Quid du choc monétaire ?

Je me souviens encore très bien d’une conversation que j’ai eue avec un client en 1986 et qui m’a marqué à jamais.

Jeune cambiste de 21 ans dans une banque suisse, je devais alors expliquer à un client privé pourquoi la vente de ses actions IBM acquises en francs suisses à la Bourse suisse début 1985 lui rapportait beaucoup moins en CHF, alors qu’il avait gagné plus de 20 % (en USD) sur ces actions. La réponse l’avait littéralement choqué. Il avait en effet perdu pas moins de 35 % sur le taux de change USD/CHF en seulement un an ! Il avait ainsi enregistré une perte nette de près de 20 % sur son placement et apparemment son conseiller à la clientèle ne l’avait pas informé du risque de change. Quel manquement !

Un euro acheté il y a dix ans, a perdu désormais près de 35 % de sa valeur. Ces exemples montrent à quel point il est important d’avoir conscience de l’exposition de change de son portefeuille. Cela fait des années que la diversification de la stratégie de placement est prônée afin de minimiser les risques, ce qui est judicieux. Pourtant de nombreux investisseurs privés exposent leur portefeuille aux « aléas de change » (rappelons-nous le 15 janvier 2015 et la suppression du cours plancher EUR/CHF !) ou espèrent avoir de la chance.

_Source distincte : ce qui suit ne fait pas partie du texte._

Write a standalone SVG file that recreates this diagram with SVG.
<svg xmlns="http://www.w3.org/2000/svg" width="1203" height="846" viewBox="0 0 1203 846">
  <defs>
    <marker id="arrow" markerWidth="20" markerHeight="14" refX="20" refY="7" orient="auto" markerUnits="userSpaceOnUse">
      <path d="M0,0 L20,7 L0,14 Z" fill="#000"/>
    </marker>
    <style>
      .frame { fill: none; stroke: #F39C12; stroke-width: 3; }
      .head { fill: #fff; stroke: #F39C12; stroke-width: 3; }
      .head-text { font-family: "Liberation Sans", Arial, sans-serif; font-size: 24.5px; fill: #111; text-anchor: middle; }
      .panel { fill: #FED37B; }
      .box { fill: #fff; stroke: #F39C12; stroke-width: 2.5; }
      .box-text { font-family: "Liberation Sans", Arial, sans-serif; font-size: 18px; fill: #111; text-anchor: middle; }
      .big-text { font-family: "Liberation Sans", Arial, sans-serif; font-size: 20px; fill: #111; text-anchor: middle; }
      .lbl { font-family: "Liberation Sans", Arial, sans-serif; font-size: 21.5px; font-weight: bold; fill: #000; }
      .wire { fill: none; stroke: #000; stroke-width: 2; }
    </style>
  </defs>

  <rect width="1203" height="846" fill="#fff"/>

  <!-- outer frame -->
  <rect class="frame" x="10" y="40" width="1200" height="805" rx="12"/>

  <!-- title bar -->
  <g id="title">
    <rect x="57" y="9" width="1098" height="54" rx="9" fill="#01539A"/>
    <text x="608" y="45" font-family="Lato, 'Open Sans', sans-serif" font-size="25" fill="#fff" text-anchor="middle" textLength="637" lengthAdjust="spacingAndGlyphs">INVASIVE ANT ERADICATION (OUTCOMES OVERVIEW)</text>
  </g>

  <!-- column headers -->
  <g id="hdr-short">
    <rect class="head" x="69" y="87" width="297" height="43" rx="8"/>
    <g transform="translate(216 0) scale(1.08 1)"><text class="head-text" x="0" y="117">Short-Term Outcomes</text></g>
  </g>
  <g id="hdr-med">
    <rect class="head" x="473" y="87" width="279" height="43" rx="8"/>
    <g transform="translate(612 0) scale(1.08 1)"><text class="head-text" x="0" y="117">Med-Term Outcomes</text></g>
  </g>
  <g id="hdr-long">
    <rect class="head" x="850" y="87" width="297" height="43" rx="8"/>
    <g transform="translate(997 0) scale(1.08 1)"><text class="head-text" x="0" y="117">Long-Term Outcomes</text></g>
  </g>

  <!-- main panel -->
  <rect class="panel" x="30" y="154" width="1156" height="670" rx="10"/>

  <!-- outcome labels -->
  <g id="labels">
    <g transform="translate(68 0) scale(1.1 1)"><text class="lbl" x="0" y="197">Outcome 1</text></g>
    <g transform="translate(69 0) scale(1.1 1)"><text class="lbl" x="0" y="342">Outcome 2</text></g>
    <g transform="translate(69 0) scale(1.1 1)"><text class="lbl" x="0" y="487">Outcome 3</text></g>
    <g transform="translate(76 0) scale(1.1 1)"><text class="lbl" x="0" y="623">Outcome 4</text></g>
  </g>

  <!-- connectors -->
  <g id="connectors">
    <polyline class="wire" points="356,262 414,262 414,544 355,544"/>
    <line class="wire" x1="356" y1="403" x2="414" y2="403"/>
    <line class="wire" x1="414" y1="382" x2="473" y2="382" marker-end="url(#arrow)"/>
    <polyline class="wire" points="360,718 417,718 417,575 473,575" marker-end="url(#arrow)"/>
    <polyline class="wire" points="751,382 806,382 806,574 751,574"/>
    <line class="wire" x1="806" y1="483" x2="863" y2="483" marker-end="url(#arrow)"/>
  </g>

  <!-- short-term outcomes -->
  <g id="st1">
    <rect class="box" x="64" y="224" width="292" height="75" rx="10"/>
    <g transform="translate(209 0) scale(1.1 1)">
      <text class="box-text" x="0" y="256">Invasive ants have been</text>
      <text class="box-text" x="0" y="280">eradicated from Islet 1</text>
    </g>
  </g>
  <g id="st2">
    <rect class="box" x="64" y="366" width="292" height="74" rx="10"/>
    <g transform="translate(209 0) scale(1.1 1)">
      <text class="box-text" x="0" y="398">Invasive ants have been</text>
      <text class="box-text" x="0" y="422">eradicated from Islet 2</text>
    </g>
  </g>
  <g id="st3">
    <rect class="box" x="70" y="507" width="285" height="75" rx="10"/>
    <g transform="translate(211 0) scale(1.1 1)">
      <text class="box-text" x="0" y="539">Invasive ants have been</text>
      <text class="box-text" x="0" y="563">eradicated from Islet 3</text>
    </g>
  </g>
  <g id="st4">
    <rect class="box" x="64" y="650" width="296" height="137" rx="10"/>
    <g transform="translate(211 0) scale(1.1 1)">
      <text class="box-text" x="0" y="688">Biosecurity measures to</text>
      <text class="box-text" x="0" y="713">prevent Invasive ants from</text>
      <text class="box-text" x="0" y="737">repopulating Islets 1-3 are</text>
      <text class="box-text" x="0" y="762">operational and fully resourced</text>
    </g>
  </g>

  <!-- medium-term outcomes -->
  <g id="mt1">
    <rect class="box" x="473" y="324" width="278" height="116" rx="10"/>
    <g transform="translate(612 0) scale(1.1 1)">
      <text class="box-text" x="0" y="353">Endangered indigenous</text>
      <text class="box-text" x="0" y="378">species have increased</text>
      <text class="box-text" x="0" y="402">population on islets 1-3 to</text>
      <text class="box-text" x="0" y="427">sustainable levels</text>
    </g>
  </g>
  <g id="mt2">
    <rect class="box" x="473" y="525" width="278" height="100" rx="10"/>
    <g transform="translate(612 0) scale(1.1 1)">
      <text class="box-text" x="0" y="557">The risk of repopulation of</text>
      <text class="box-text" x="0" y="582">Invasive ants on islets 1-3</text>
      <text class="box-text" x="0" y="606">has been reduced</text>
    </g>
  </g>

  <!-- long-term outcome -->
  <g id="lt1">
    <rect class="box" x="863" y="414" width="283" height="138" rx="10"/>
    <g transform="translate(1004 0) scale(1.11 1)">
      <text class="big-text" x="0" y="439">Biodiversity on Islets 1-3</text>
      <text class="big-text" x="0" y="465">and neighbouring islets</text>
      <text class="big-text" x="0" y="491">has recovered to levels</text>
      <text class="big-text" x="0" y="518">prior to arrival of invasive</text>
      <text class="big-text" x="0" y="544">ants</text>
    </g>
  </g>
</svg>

De nombreuses études ont montré que les monnaies étrangères ne généraient pas de rendement positif à long terme et se traduisaient avant tout par une volatilité (fluctuation) accrue du portefeuille. Il est en outre pratiquement impossible de prédire l’évolution des monnaies à moyen-long terme. 

On prétend souvent que les couvertures de change n’ont pas d’intérêt. Je n’adhère pas à ce point de vue, en particulier pour ce qui a trait à la Suisse. Les coûts d’une couverture (hedging) professionnelle sont marginaux et définitivement acceptables par rapport au potentiel de risque substantiel. De nombreux investisseurs recherchent la sécurité : les portefeuilles monétaires couverts réduisent significativement le risque du portefeuille, permettant aux investisseurs de dormir tranquilles. 

Des opérations à terme sur devises et d’option sur devises permettent de s’assurer contre une dépréciation. En achetant une option PUT, vous payez certes une prime, mais vous vous prémunissez en échange contre une dépréciation de votre monnaie d’investissement. Parallèlement, vous bénéficiez d’une appréciation éventuelle de celle-ci et pouvez laisser l’option expirer à l’échéance (gain d’opportunité). Il existe également des stratégies dites Zero-Cost (Risk Reversal), où vous ne payez aucune prime, mais limitez ainsi un gain potentiel. Vous fixez d’avance le cours des opérations à terme et pouvez établir vos calculs sur des valeurs fixes. 

J’estime que le timing des engagements en monnaie étrangère est sous-estimé. Souvent, comme dans l’exemple présenté cidessus, les investisseurs ne réfléchissent pas ou trop peu au taux de change au moment d’acquérir les titres et achètent la monnaie étrangère en temps inopportun. Vous devriez donc également suivre les taux de change de votre univers de placement potentiel.

Si pour une quelconque raison, une opportunité d’acheter une monnaie à un bon prix se présente soudainement (p. ex. la livre sterling après la décision sur le Brexit en juin 2016), vous pouvez vous engager en Grande-Bretagne à un meilleur prix. Vous accroissez ainsi vos chances de gain de change potentiel ou diminuez le risque d’essuyer une perte de change. L’abolition du taux plancher de l’euro (« choc de la BNS »), le Brexit ou l’élection de Trump à la présidence des États-Unis, montrent avec quelle rapidité et quelle violence des écarts de cours peuvent se produire sur le marché des changes. À titre prévisionnel, je ne peux dire qu’une chose : l’insécurité va croître. Renseignez-vous sur le risque de change de vos placements, demandez des solutions adéquates. Un même instrument ne convient pas à tous les investisseurs.